CAIRO (Reuters) – Egyptian President Abdel Fattah al-Sisi is travelling to Saudi Arabia on Sunday, according to three diplomatic sources, as Cairo continues to seek financial inflows to ease pressure on its currency and bolster a faltering economy.
Oil-rich Saudi Arabia has long provided financial support to Egypt but recently signalled it would no longer provide such backing without strings attached, which observers think may have sparked a rare media clash between the two countries.
The trip also comes amid a major diplomatic realignment in the region, with moves by Saudi Arabia and Egypt to ease tensions with Syria, Iran and Turkey.
There was no immediate official comment from Egypt or Saudi Arabia on the visit.
Saudi Arabia and its Gulf allies have repeatedly come to Egypt’s help since Sisi led the ouster of Mohamed Mursi of the Muslim Brotherhood a decade ago.
When Egypt’s financial difficulties were exposed and exacerbated by the fallout from the war in Ukraine last year, Saudi Arabia, the United Arab Emirates and Qatar made deposits in Egypt’s central bank and pledged major new investments.

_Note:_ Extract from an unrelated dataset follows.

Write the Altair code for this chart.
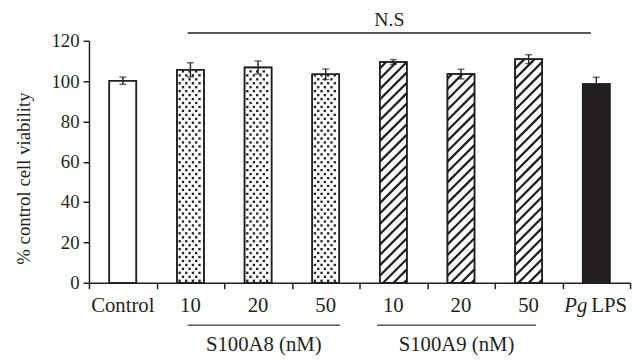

But those investments have been slow to materialise, putting new pressure on the Egyptian pound in recent weeks despite the currency losing nearly half its value against the dollar since March 2022.
Egypt signed a $3 billion rescue plan with the International Monetary Fund in December that targeted $9.7 billion in foreign direct investment in the financial year ending in June 2023.